Web service adaptation is an important feature for mission critical Web services. It is widely recognized that thrashing and crashes occur in system saturation for many statically adaptive resource management algorithms, including CPU, memory, and network congestion. Service adaptation supports alternative responses to saturation control, maintaining service and server system stability and progress, instead of thrashing. In this paper, we present a design framework for developing adaptive web services. The core of this framework is the adaptation space model, which is based on the concepts of adaptation space and adaptation case. An adaptation space is defined by a use context and a partial order of adaptation cases.

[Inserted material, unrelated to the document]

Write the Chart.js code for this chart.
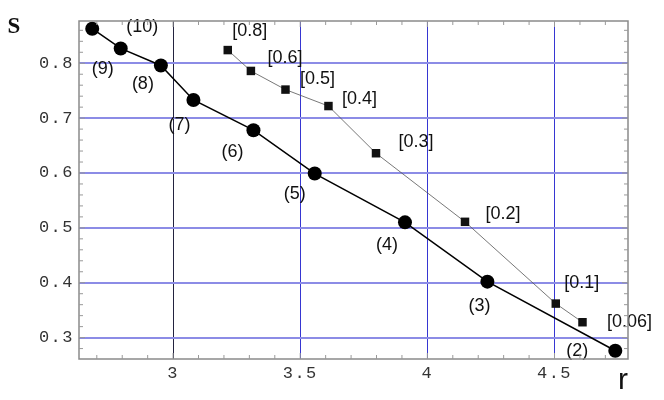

Each adaptation case describes a specific adaptation of a program or component of a web service. There are three main thrusts of the adaptation space approach. First, it defines a multi-dimensional adaptation context for capturing and coordinating different kinds of adaptation at different levels of a web service. Second, it provides a uniform way for representing and viewing a collection of alternative adaptations for a given web service component. Third, it promotes a declarative and incremental approach to adaptation specification, allowing the incorporation of new adaptation behavior of a web service in terms of existing adaptation cases. We evaluate the adaptation space approach using Ginga, an adaptive query processing service for handling queries over multiple data sources with diverse capabilities across the Internet. Our experimental results show that Ginga query adaptation can achieve significant performance improvements (up to 40% of response time gain) for processing distributed queries over the Internet in the presence of end-to-end delays.